Many who oppose high levels of Latino immigration argue that these new immigrants don't learn English as quickly as prior waves of European immigrants did.
A series of new studies, however, reveals a different picture. Latinos are doing pretty well at learning English, especially when compared to many German immigrants of the 19th century, who were considerably slower to acquire the language.
The research, conducted by Joseph Salmons of the University of Wisconsin-Madison and Miranda E. Wilkerson of Columbia College, indicates that a significant portion of second and third-generation descendants of immigrants in Wisconsin did not learn English, and spoke only German. The difference doesn't quite have to do with geographical isolation or lack of educational resources. It seems in such communities there was not as much of a cultural emphasis or need placed on learning English.
Today, 92 percent of the Latino second generation (children of immigrants) speak English "very well," and by the third generation nearly one hundred percent of Latinos are either English dominant or fully bilingual, according to a Pew study from last year.
In the late nineteenth century, in contrast, more than a third of all residents of Wisconsin were native German speakers, and in some counties, like Hustisford, Wisconsin, 35 percent of American-born (second generation) immigrants spoke only German.

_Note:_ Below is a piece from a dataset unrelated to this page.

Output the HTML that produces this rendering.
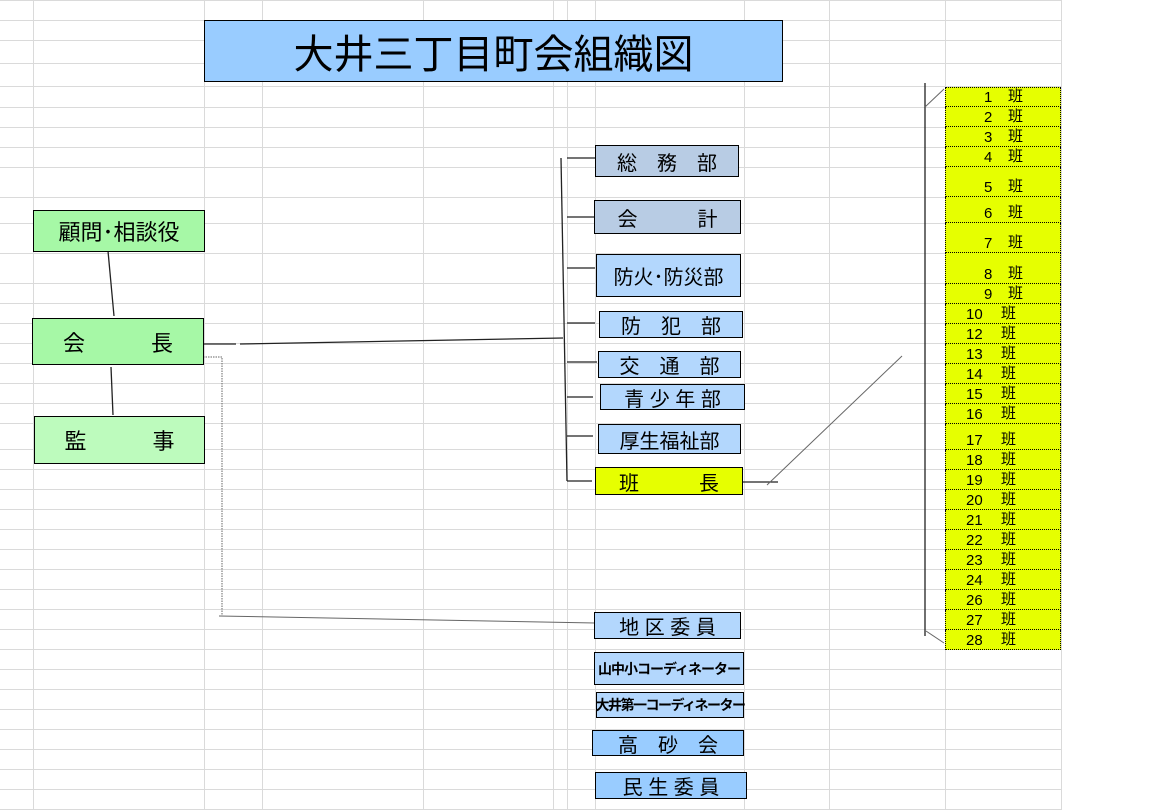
<!DOCTYPE html>
<html><head><meta charset="utf-8"><style>
body{margin:0;width:1152px;height:810px;position:relative;background:#fff;overflow:hidden;font-family:"Liberation Sans","Noto Sans CJK JP",sans-serif;}
.b{position:absolute;box-sizing:border-box;border:1.5px solid #000;display:flex;align-items:center;justify-content:center;font-size:20px;color:#000;white-space:pre;}
.r{position:absolute;left:945px;width:116px;box-sizing:border-box;background:#e6ff00;border-left:1px dotted #000;border-right:1px dotted #000;border-bottom:1px dotted #000;font-size:15px;}
.r span{position:absolute;bottom:0px;}
svg{position:absolute;left:0;top:0;}
</style></head><body>
<svg width="1152" height="810">
<g stroke="#dadada" stroke-width="1">
<line x1="33.5" y1="0" x2="33.5" y2="810"/><line x1="204.5" y1="0" x2="204.5" y2="810"/><line x1="262.5" y1="0" x2="262.5" y2="810"/><line x1="423.5" y1="0" x2="423.5" y2="810"/><line x1="553.5" y1="0" x2="553.5" y2="810"/><line x1="567.5" y1="0" x2="567.5" y2="810"/><line x1="595.5" y1="0" x2="595.5" y2="810"/><line x1="744.5" y1="0" x2="744.5" y2="810"/><line x1="829.5" y1="0" x2="829.5" y2="810"/><line x1="945.5" y1="0" x2="945.5" y2="810"/><line x1="1061.5" y1="0" x2="1061.5" y2="810"/>
<g id="h">
<line x1="0" y1="0.5" x2="1062" y2="0.5"/><line x1="0" y1="20.5" x2="1062" y2="20.5"/><line x1="0" y1="40.5" x2="1062" y2="40.5"/><line x1="0" y1="63.5" x2="1062" y2="63.5"/><line x1="0" y1="86.5" x2="1062" y2="86.5"/><line x1="0" y1="107.5" x2="1062" y2="107.5"/><line x1="0" y1="127.5" x2="1062" y2="127.5"/><line x1="0" y1="147.5" x2="1062" y2="147.5"/><line x1="0" y1="167.5" x2="1062" y2="167.5"/><line x1="0" y1="197.5" x2="1062" y2="197.5"/><line x1="0" y1="223.5" x2="1062" y2="223.5"/><line x1="0" y1="253.5" x2="1062" y2="253.5"/><line x1="0" y1="283.5" x2="1062" y2="283.5"/><line x1="0" y1="303.5" x2="1062" y2="303.5"/><line x1="0" y1="323.5" x2="1062" y2="323.5"/><line x1="0" y1="343.5" x2="1062" y2="343.5"/><line x1="0" y1="363.5" x2="1062" y2="363.5"/><line x1="0" y1="383.5" x2="1062" y2="383.5"/><line x1="0" y1="403.5" x2="1062" y2="403.5"/><line x1="0" y1="423.5" x2="1062" y2="423.5"/><line x1="0" y1="449.5" x2="1062" y2="449.5"/><line x1="0" y1="469.5" x2="1062" y2="469.5"/><line x1="0" y1="489.5" x2="1062" y2="489.5"/><line x1="0" y1="509.5" x2="1062" y2="509.5"/><line x1="0" y1="529.5" x2="1062" y2="529.5"/><line x1="0" y1="549.5" x2="1062" y2="549.5"/><line x1="0" y1="569.5" x2="1062" y2="569.5"/><line x1="0" y1="589.5" x2="1062" y2="589.5"/><line x1="0" y1="609.5" x2="1062" y2="609.5"/><line x1="0" y1="629.5" x2="1062" y2="629.5"/><line x1="0" y1="649.5" x2="1062" y2="649.5"/><line x1="0" y1="669.5" x2="1062" y2="669.5"/><line x1="0" y1="689.5" x2="1062" y2="689.5"/><line x1="0" y1="709.5" x2="1062" y2="709.5"/><line x1="0" y1="729.5" x2="1062" y2="729.5"/><line x1="0" y1="749.5" x2="1062" y2="749.5"/><line x1="0" y1="769.5" x2="1062" y2="769.5"/><line x1="0" y1="789.5" x2="1062" y2="789.5"/><line x1="0" y1="809.5" x2="1062" y2="809.5"/>
</g></g>
<g stroke="#222" stroke-width="1.3" fill="none">
<line x1="108" y1="251" x2="114" y2="316"/>
<line x1="111" y1="367" x2="113" y2="415"/>
<line x1="203" y1="344" x2="236" y2="344"/>
<line x1="240" y1="344" x2="563" y2="338"/>
<line x1="561" y1="158" x2="567" y2="481"/>
<line x1="567" y1="158" x2="595" y2="158"/>
<line x1="567" y1="217" x2="595" y2="217"/>
<line x1="567" y1="268" x2="595" y2="268"/>
<line x1="567" y1="323" x2="595" y2="323"/>
<line x1="567" y1="362" x2="597" y2="362"/>
<line x1="567" y1="397" x2="593" y2="397"/>
<line x1="567" y1="436" x2="593" y2="436"/>
<line x1="567" y1="481" x2="592" y2="481"/>
<line x1="743" y1="482" x2="778" y2="482"/>
<line x1="925" y1="83" x2="925" y2="636"/>
</g>
<g stroke="#666" stroke-width="1" fill="none">
<line x1="767" y1="485" x2="902" y2="356"/>
<line x1="925" y1="107" x2="944" y2="89"/>
<line x1="926" y1="631" x2="944" y2="643"/>
<path d="M203 357 H222 V616" stroke-dasharray="1.5 1"/>
<line x1="219" y1="616" x2="595" y2="623"/>
</g>
</svg>

<div class="b" style="left:204px;top:20px;width:579px;height:62px;background:#99ccff;font-size:40px;">大井三丁目町会組織図</div>

<div class="b" style="left:33px;top:210px;width:172px;height:42px;background:#a6f8a6;font-size:22px;">顧問･相談役</div>
<div class="b" style="left:32px;top:318px;width:172px;height:47px;background:#a6f8a6;font-size:22px;">会　　　長</div>
<div class="b" style="left:34px;top:416px;width:171px;height:48px;background:#bdfbbd;font-size:22px;">監　　　事</div>

<div class="b" style="left:595px;top:145px;width:144px;height:32px;background:#b8cce4;">総　務　部</div>
<div class="b" style="left:594px;top:200px;width:147px;height:34px;background:#b8cce4;">会　　　計</div>
<div class="b" style="left:596px;top:254px;width:145px;height:43px;background:#b3d7fd;">防火･防災部</div>
<div class="b" style="left:599px;top:311px;width:144px;height:27px;background:#b3d7fd;">防　犯　部</div>
<div class="b" style="left:598px;top:351px;width:143px;height:27px;background:#b3d7fd;">交　通　部</div>
<div class="b" style="left:600px;top:384px;width:145px;height:26px;background:#b3d7fd;">青 少 年 部</div>
<div class="b" style="left:598px;top:424px;width:143px;height:30px;background:#b3d7fd;">厚生福祉部</div>
<div class="b" style="left:595px;top:467px;width:148px;height:28px;background:#e6ff00;">班　　　長</div>

<div class="b" style="left:594px;top:612px;width:147px;height:27px;background:#b3d7fd;">地 区 委 員</div>
<div class="b" style="left:594px;top:652px;width:150px;height:33px;background:#b3d7fd;font-size:14px;font-weight:bold;letter-spacing:-1px;">山中小コーディネーター</div>
<div class="b" style="left:596px;top:692px;width:148px;height:26px;background:#b3d7fd;font-size:14px;font-weight:bold;letter-spacing:-1.5px;">大井第一コーディネーター</div>
<div class="b" style="left:592px;top:730px;width:152px;height:26px;background:#99ccff;">高　砂　会</div>
<div class="b" style="left:595px;top:772px;width:152px;height:27px;background:#99ccff;">民 生 委 員</div>

<div class="r" style="top:87px;height:20px;border-top:1px dotted #000;"><span style="left:38px">1</span><span style="left:62px">班</span></div>
<div class="r" style="top:107px;height:20px;"><span style="left:38px">2</span><span style="left:62px">班</span></div>
<div class="r" style="top:127px;height:20px;"><span style="left:38px">3</span><span style="left:62px">班</span></div>
<div class="r" style="top:147px;height:20px;"><span style="left:38px">4</span><span style="left:62px">班</span></div>
<div class="r" style="top:167px;height:30px;"><span style="left:38px">5</span><span style="left:62px">班</span></div>
<div class="r" style="top:197px;height:26px;"><span style="left:38px">6</span><span style="left:62px">班</span></div>
<div class="r" style="top:223px;height:30px;"><span style="left:38px">7</span><span style="left:62px">班</span></div>
<div class="r" style="top:253px;height:31px;"><span style="left:38px">8</span><span style="left:62px">班</span></div>
<div class="r" style="top:284px;height:20px;"><span style="left:38px">9</span><span style="left:62px">班</span></div>
<div class="r" style="top:304px;height:20px;"><span style="left:20px">10</span><span style="left:55px">班</span></div>
<div class="r" style="top:324px;height:20px;"><span style="left:20px">12</span><span style="left:55px">班</span></div>
<div class="r" style="top:344px;height:20px;"><span style="left:20px">13</span><span style="left:55px">班</span></div>
<div class="r" style="top:364px;height:20px;"><span style="left:20px">14</span><span style="left:55px">班</span></div>
<div class="r" style="top:384px;height:20px;"><span style="left:20px">15</span><span style="left:55px">班</span></div>
<div class="r" style="top:404px;height:20px;"><span style="left:20px">16</span><span style="left:55px">班</span></div>
<div class="r" style="top:424px;height:26px;"><span style="left:20px">17</span><span style="left:55px">班</span></div>
<div class="r" style="top:450px;height:20px;"><span style="left:20px">18</span><span style="left:55px">班</span></div>
<div class="r" style="top:470px;height:20px;"><span style="left:20px">19</span><span style="left:55px">班</span></div>
<div class="r" style="top:490px;height:20px;"><span style="left:20px">20</span><span style="left:55px">班</span></div>
<div class="r" style="top:510px;height:20px;"><span style="left:20px">21</span><span style="left:55px">班</span></div>
<div class="r" style="top:530px;height:20px;"><span style="left:20px">22</span><span style="left:55px">班</span></div>
<div class="r" style="top:550px;height:20px;"><span style="left:20px">23</span><span style="left:55px">班</span></div>
<div class="r" style="top:570px;height:20px;"><span style="left:20px">24</span><span style="left:55px">班</span></div>
<div class="r" style="top:590px;height:20px;"><span style="left:20px">26</span><span style="left:55px">班</span></div>
<div class="r" style="top:610px;height:20px;"><span style="left:20px">27</span><span style="left:55px">班</span></div>
<div class="r" style="top:630px;height:20px;"><span style="left:20px">28</span><span style="left:55px">班</span></div>
</body></html>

Salmons says there are no Latino communities in the U.S. that mimic these patterns.
"I challenge anybody to show me a third generation person in this country who speaks Spanish and no English, whereas we can find in the Census records, we can find those people in German speaking communities," said Joseph Salmons, who studies language acquisition in immigrant communities. "Find me a place where you have a third of the community speaking only Spanish, and over half of them are born in the U.S. I don't believe it, and I don't know of any evidence to suggest as much."
Their findings are based on an analysis of Census data from 1910 as well as more qualitative research of community records.
Much like today, many in the 19th and early 20th centuries feared that immigrants would threaten the prosperity of the nation as a whole. Even founding father Benjamin Franklin wrote in 1753:
"Few of their children in the country learn English... The signs in our streets have inscriptions in both languages ... Unless the stream of their importation could be turned they will soon so outnumber us that all the advantages we have will not be able to preserve our language, and even our government will become precarious."
But turns out, we were alright and today, more Americans say their ancestry traces back to Germany than to any other foreign nation.
Salmons believes looking at history is a good way to shape how we think about the present immigration debate.
"In a country like ours where immigration has been going on for hundreds of years, the rhetoric has remained almost the same for those hundreds of years," Salmons said.
"It's really useful for people to consider the history, even their own family's history, and their own community's history as they consider the current debate."